▼▼▼

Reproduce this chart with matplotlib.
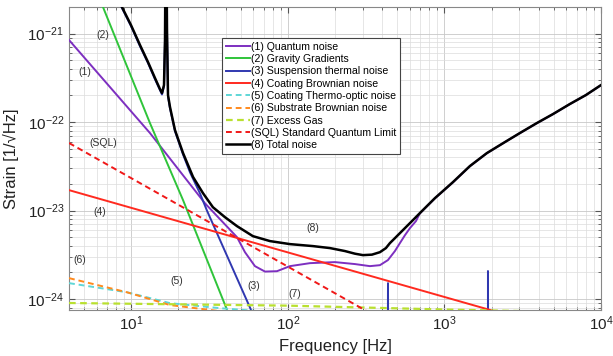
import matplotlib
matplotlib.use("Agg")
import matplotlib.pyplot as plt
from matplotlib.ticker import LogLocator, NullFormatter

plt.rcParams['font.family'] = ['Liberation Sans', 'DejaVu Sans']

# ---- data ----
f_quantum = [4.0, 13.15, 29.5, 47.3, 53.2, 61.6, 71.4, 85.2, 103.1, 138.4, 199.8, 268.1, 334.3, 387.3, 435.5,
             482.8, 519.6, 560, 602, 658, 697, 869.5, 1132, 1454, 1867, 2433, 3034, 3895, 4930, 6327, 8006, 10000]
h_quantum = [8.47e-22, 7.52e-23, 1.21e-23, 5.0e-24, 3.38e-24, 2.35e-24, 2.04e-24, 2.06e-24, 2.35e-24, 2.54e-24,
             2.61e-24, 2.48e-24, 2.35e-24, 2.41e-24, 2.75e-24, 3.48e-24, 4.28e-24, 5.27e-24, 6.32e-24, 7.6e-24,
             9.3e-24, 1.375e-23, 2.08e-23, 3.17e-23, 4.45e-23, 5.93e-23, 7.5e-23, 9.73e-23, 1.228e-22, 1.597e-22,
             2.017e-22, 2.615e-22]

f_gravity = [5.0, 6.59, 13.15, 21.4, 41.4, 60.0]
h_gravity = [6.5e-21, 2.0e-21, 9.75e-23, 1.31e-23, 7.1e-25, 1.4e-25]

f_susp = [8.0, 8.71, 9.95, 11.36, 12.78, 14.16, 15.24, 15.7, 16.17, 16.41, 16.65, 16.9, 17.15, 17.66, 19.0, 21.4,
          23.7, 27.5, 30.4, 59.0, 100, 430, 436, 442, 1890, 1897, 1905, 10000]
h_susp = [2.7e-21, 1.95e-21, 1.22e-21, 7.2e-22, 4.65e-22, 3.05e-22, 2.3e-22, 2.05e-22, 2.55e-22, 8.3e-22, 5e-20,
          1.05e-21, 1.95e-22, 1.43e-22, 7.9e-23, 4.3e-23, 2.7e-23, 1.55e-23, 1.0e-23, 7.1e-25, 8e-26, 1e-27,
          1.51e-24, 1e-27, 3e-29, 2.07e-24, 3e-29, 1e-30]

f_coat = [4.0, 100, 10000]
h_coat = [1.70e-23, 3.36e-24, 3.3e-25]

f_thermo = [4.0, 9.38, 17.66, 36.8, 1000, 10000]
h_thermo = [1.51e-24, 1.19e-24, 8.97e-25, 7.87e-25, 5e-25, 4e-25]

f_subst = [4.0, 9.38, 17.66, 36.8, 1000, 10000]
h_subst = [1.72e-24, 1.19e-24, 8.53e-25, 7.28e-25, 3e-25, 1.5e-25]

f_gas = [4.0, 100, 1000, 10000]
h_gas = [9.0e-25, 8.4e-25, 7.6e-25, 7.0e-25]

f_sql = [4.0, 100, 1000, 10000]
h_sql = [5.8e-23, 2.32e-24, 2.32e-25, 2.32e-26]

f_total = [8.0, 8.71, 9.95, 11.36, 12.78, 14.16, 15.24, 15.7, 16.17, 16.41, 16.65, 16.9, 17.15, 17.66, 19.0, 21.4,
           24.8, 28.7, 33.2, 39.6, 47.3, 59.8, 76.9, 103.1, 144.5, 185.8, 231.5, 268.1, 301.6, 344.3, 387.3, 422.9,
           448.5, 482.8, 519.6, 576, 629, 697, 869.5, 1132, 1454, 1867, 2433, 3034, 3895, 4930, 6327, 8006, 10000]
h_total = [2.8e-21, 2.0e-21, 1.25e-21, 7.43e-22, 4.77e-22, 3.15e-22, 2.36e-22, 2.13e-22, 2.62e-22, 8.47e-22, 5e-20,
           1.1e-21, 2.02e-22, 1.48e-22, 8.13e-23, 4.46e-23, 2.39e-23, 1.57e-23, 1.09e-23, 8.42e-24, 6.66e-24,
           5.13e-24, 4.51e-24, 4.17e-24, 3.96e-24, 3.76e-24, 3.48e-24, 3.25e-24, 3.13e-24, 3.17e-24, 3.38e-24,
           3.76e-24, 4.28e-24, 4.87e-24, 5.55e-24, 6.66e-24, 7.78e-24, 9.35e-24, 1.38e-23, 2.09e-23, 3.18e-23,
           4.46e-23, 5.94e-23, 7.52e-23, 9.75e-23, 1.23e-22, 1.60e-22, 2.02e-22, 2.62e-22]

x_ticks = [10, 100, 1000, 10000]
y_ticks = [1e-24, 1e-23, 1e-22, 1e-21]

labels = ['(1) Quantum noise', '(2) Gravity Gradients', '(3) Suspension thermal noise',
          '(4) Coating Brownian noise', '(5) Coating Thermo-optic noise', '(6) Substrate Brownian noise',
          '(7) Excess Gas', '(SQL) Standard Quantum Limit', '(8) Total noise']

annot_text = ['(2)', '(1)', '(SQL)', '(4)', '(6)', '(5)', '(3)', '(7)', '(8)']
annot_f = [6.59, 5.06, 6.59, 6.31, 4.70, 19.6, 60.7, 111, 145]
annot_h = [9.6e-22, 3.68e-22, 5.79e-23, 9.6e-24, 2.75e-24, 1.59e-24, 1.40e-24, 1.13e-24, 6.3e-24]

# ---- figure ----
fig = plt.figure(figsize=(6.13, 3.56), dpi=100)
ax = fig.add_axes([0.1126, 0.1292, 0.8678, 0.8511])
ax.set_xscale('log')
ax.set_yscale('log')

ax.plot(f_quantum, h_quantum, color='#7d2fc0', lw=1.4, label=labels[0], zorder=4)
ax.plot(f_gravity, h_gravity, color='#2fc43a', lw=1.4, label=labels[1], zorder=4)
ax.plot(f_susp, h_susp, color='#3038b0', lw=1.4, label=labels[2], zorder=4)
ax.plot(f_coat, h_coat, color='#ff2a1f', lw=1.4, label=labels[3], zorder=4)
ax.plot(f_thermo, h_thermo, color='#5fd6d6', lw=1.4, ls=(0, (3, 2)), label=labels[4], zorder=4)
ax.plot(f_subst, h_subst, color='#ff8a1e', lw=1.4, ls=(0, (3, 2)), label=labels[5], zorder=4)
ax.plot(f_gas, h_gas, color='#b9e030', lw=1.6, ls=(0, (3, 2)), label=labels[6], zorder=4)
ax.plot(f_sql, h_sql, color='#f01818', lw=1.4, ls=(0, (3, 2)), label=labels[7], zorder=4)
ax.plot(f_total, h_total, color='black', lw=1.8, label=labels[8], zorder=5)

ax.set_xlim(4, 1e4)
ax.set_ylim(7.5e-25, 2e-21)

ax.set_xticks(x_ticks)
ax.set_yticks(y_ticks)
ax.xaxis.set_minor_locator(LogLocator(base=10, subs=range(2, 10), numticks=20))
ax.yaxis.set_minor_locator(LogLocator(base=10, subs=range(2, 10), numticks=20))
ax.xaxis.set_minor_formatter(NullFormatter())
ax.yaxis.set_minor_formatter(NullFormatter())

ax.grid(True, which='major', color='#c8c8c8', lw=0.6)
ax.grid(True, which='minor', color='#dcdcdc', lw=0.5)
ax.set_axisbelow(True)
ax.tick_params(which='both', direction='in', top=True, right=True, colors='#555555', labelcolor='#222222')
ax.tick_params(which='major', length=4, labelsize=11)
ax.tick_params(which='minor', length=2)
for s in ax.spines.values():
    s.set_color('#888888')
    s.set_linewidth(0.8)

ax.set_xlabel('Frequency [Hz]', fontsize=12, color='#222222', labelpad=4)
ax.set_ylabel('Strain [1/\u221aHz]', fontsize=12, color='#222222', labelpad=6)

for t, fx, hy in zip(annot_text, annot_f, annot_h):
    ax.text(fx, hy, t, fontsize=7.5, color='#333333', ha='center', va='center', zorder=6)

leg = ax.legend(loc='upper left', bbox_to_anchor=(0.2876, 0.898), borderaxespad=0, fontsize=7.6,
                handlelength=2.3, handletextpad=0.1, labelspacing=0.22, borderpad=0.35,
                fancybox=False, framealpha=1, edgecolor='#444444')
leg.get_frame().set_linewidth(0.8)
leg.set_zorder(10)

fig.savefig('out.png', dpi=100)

▲▲▲

Exercise directions: Transcribe the opening line of the listing above, please, and every line after it through the line with "1.31e-23, 7.1e-25, 1.4e-25]", word for word, without pictures.

Solution to this exercise:
Reproduce this chart with matplotlib.
import matplotlib
matplotlib.use("Agg")
import matplotlib.pyplot as plt
from matplotlib.ticker import LogLocator, NullFormatter

plt.rcParams['font.family'] = ['Liberation Sans', 'DejaVu Sans']

# ---- data ----
f_quantum = [4.0, 13.15, 29.5, 47.3, 53.2, 61.6, 71.4, 85.2, 103.1, 138.4, 199.8, 268.1, 334.3, 387.3, 435.5,
             482.8, 519.6, 560, 602, 658, 697, 869.5, 1132, 1454, 1867, 2433, 3034, 3895, 4930, 6327, 8006, 10000]
h_quantum = [8.47e-22, 7.52e-23, 1.21e-23, 5.0e-24, 3.38e-24, 2.35e-24, 2.04e-24, 2.06e-24, 2.35e-24, 2.54e-24,
             2.61e-24, 2.48e-24, 2.35e-24, 2.41e-24, 2.75e-24, 3.48e-24, 4.28e-24, 5.27e-24, 6.32e-24, 7.6e-24,
             9.3e-24, 1.375e-23, 2.08e-23, 3.17e-23, 4.45e-23, 5.93e-23, 7.5e-23, 9.73e-23, 1.228e-22, 1.597e-22,
             2.017e-22, 2.615e-22]

f_gravity = [5.0, 6.59, 13.15, 21.4, 41.4, 60.0]
h_gravity = [6.5e-21, 2.0e-21, 9.75e-23, 1.31e-23, 7.1e-25, 1.4e-25]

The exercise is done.